### Directions
Skip all pictures, then print the remaining material exactly.
*** Supplied data ***
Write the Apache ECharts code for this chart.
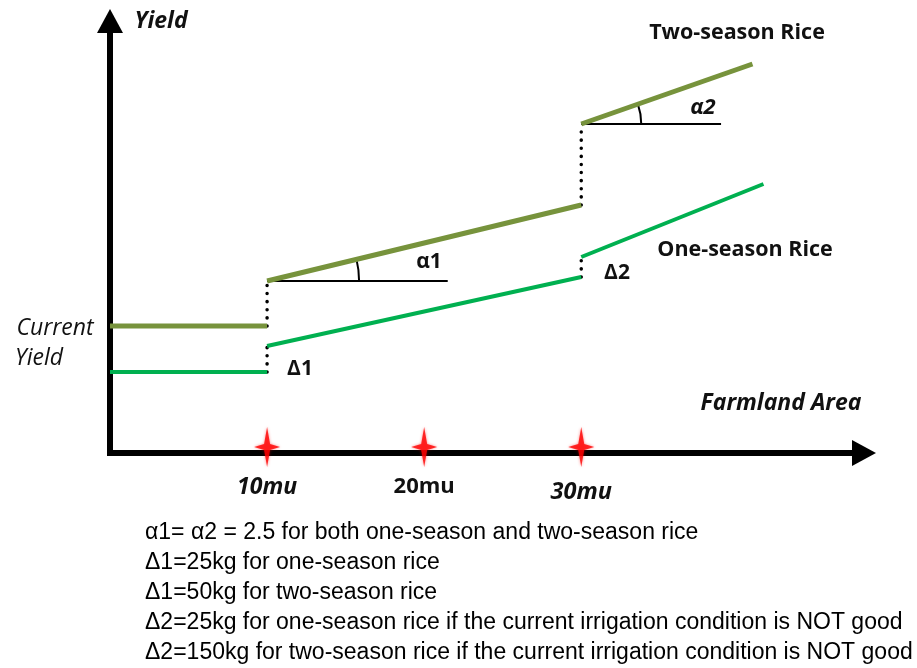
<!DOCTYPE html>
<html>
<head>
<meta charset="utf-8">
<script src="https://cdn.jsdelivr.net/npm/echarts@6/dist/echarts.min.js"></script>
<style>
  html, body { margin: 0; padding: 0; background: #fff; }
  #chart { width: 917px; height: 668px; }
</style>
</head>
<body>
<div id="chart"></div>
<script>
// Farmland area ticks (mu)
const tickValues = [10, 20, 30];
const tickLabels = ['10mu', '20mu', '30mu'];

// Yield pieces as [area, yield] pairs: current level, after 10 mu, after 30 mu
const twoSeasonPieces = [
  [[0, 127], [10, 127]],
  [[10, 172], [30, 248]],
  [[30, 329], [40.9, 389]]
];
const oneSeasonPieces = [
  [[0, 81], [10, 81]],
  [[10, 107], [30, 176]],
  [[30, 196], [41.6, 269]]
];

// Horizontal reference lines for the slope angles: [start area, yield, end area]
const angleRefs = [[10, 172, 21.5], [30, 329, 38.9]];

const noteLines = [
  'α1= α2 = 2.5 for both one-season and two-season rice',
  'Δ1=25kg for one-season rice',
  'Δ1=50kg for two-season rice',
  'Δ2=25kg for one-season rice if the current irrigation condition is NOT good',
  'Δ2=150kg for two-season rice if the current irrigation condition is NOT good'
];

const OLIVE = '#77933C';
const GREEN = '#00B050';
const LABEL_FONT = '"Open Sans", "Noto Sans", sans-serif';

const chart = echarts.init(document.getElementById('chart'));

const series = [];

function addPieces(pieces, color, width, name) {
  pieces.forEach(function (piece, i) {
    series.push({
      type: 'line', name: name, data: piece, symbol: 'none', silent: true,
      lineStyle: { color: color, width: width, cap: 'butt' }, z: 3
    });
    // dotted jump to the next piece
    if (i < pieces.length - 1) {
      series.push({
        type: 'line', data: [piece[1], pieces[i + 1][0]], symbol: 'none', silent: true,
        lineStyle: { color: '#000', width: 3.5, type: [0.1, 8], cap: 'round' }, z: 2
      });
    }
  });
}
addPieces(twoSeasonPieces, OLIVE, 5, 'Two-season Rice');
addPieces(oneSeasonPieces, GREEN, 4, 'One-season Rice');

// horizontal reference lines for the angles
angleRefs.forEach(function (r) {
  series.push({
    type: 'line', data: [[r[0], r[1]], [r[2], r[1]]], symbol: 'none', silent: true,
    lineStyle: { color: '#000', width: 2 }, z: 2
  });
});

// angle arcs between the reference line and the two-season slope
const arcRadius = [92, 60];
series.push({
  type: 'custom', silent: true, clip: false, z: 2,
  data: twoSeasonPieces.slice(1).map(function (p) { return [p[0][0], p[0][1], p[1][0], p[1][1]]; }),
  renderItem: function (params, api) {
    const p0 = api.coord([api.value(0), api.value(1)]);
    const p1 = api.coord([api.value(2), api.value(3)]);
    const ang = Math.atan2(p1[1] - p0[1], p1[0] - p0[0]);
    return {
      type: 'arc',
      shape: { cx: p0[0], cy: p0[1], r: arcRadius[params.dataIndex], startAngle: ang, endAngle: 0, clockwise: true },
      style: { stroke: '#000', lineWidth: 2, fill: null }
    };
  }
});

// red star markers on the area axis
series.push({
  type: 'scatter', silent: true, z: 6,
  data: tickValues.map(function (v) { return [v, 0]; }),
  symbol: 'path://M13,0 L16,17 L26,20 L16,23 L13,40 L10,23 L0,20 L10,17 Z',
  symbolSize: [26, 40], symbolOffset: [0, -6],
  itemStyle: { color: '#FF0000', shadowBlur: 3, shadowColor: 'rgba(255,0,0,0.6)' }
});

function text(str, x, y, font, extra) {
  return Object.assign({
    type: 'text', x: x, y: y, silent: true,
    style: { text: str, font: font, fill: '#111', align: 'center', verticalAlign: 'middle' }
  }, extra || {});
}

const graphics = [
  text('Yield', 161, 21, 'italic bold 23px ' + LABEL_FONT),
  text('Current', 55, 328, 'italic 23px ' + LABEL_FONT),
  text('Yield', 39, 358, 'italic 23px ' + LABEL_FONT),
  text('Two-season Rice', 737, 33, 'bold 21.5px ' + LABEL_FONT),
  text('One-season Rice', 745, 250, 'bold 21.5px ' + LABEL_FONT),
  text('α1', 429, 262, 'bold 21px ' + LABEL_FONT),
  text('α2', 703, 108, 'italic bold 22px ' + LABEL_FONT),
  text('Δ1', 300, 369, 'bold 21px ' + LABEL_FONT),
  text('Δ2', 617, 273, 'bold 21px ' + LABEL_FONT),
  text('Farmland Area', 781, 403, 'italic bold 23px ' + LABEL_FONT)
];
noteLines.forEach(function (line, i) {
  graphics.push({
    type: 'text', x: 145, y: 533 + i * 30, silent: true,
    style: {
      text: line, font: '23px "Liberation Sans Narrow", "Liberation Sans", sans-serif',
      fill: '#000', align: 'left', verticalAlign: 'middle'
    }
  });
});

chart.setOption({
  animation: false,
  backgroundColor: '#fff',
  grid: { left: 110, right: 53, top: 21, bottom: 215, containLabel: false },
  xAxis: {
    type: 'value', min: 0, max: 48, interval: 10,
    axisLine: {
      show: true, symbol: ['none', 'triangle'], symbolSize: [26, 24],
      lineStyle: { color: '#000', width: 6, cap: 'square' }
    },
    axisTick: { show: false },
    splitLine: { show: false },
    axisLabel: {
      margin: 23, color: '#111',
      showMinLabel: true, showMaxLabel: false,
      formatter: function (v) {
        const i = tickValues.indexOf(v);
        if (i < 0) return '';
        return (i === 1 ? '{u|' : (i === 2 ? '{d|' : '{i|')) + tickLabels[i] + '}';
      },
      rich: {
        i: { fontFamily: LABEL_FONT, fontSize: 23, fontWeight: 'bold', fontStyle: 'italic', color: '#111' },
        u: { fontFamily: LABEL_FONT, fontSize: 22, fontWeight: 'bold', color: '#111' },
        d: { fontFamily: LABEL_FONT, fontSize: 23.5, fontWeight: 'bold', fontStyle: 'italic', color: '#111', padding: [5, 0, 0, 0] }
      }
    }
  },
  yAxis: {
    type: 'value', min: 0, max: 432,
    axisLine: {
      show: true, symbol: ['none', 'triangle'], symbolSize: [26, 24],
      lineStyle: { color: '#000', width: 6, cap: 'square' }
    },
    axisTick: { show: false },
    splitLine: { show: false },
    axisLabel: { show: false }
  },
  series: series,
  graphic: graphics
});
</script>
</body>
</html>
***
### Output of the exercise
Write the Apache ECharts code for this chart.
<!DOCTYPE html>
<html>
<head>
<meta charset="utf-8">
<script src="https://cdn.jsdelivr.net/npm/echarts@6/dist/echarts.min.js"></script>
<style>
  html, body { margin: 0; padding: 0; background: #fff; }
  #chart { width: 917px; height: 668px; }
</style>
</head>
<body>
<div id="chart"></div>
<script>
// Farmland area ticks (mu)
const tickValues = [10, 20, 30];
const tickLabels = ['10mu', '20mu', '30mu'];

// Yield pieces as [area, yield] pairs: current level, after 10 mu, after 30 mu
const twoSeasonPieces = [
  [[0, 127], [10, 127]],
  [[10, 172], [30, 248]],
  [[30, 329], [40.9, 389]]
];
const oneSeasonPieces = [
  [[0, 81], [10, 81]],
  [[10, 107], [30, 176]],
  [[30, 196], [41.6, 269]]
];

// Horizontal reference lines for the slope angles: [start area, yield, end area]
const angleRefs = [[10, 172, 21.5], [30, 329, 38.9]];

const noteLines = [
  'α1= α2 = 2.5 for both one-season and two-season rice',
  'Δ1=25kg for one-season rice',
  'Δ1=50kg for two-season rice',
  'Δ2=25kg for one-season rice if the current irrigation condition is NOT good',
  'Δ2=150kg for two-season rice if the current irrigation condition is NOT good'
];

const OLIVE = '#77933C';
const GREEN = '#00B050';
const LABEL_FONT = '"Open Sans", "Noto Sans", sans-serif';

const chart = echarts.init(document.getElementById('chart'));

const series = [];

function addPieces(pieces, color, width, name) {
  pieces.forEach(function (piece, i) {
    series.push({
      type: 'line', name: name, data: piece, symbol: 'none', silent: true,
      lineStyle: { color: color, width: width, cap: 'butt' }, z: 3
    });
    // dotted jump to the next piece
    if (i < pieces.length - 1) {
      series.push({
        type: 'line', data: [piece[1], pieces[i + 1][0]], symbol: 'none', silent: true,
        lineStyle: { color: '#000', width: 3.5, type: [0.1, 8], cap: 'round' }, z: 2
      });
    }
  });
}
addPieces(twoSeasonPieces, OLIVE, 5, 'Two-season Rice');
addPieces(oneSeasonPieces, GREEN, 4, 'One-season Rice');

// horizontal reference lines for the angles
angleRefs.forEach(function (r) {
  series.push({
    type: 'line', data: [[r[0], r[1]], [r[2], r[1]]], symbol: 'none', silent: true,
    lineStyle: { color: '#000', width: 2 }, z: 2
  });
});

// angle arcs between the reference line and the two-season slope
const arcRadius = [92, 60];
series.push({
  type: 'custom', silent: true, clip: false, z: 2,
  data: twoSeasonPieces.slice(1).map(function (p) { return [p[0][0], p[0][1], p[1][0], p[1][1]]; }),
  renderItem: function (params, api) {
    const p0 = api.coord([api.value(0), api.value(1)]);
    const p1 = api.coord([api.value(2), api.value(3)]);
    const ang = Math.atan2(p1[1] - p0[1], p1[0] - p0[0]);
    return {
      type: 'arc',
      shape: { cx: p0[0], cy: p0[1], r: arcRadius[params.dataIndex], startAngle: ang, endAngle: 0, clockwise: true },
      style: { stroke: '#000', lineWidth: 2, fill: null }
    };
  }
});

// red star markers on the area axis
series.push({
  type: 'scatter', silent: true, z: 6,
  data: tickValues.map(function (v) { return [v, 0]; }),
  symbol: 'path://M13,0 L16,17 L26,20 L16,23 L13,40 L10,23 L0,20 L10,17 Z',
  symbolSize: [26, 40], symbolOffset: [0, -6],
  itemStyle: { color: '#FF0000', shadowBlur: 3, shadowColor: 'rgba(255,0,0,0.6)' }
});

function text(str, x, y, font, extra) {
  return Object.assign({
    type: 'text', x: x, y: y, silent: true,
    style: { text: str, font: font, fill: '#111', align: 'center', verticalAlign: 'middle' }
  }, extra || {});
}

const graphics = [
  text('Yield', 161, 21, 'italic bold 23px ' + LABEL_FONT),
  text('Current', 55, 328, 'italic 23px ' + LABEL_FONT),
  text('Yield', 39, 358, 'italic 23px ' + LABEL_FONT),
  text('Two-season Rice', 737, 33, 'bold 21.5px ' + LABEL_FONT),
  text('One-season Rice', 745, 250, 'bold 21.5px ' + LABEL_FONT),
  text('α1', 429, 262, 'bold 21px ' + LABEL_FONT),
  text('α2', 703, 108, 'italic bold 22px ' + LABEL_FONT),
  text('Δ1', 300, 369, 'bold 21px ' + LABEL_FONT),
  text('Δ2', 617, 273, 'bold 21px ' + LABEL_FONT),
  text('Farmland Area', 781, 403, 'italic bold 23px ' + LABEL_FONT)
];
noteLines.forEach(function (line, i) {
  graphics.push({
    type: 'text', x: 145, y: 533 + i * 30, silent: true,
    style: {
      text: line, font: '23px "Liberation Sans Narrow", "Liberation Sans", sans-serif',
      fill: '#000', align: 'left', verticalAlign: 'middle'
    }
  });
});

chart.setOption({
  animation: false,
  backgroundColor: '#fff',
  grid: { left: 110, right: 53, top: 21, bottom: 215, containLabel: false },
  xAxis: {
    type: 'value', min: 0, max: 48, interval: 10,
    axisLine: {
      show: true, symbol: ['none', 'triangle'], symbolSize: [26, 24],
      lineStyle: { color: '#000', width: 6, cap: 'square' }
    },
    axisTick: { show: false },
    splitLine: { show: false },
    axisLabel: {
      margin: 23, color: '#111',
      showMinLabel: true, showMaxLabel: false,
      formatter: function (v) {
        const i = tickValues.indexOf(v);
        if (i < 0) return '';
        return (i === 1 ? '{u|' : (i === 2 ? '{d|' : '{i|')) + tickLabels[i] + '}';
      },
      rich: {
        i: { fontFamily: LABEL_FONT, fontSize: 23, fontWeight: 'bold', fontStyle: 'italic', color: '#111' },
        u: { fontFamily: LABEL_FONT, fontSize: 22, fontWeight: 'bold', color: '#111' },
        d: { fontFamily: LABEL_FONT, fontSize: 23.5, fontWeight: 'bold', fontStyle: 'italic', color: '#111', padding: [5, 0, 0, 0] }
      }
    }
  },
  yAxis: {
    type: 'value', min: 0, max: 432,
    axisLine: {
      show: true, symbol: ['none', 'triangle'], symbolSize: [26, 24],
      lineStyle: { color: '#000', width: 6, cap: 'square' }
    },
    axisTick: { show: false },
    splitLine: { show: false },
    axisLabel: { show: false }
  },
  series: series,
  graphic: graphics
});
</script>
</body>
</html>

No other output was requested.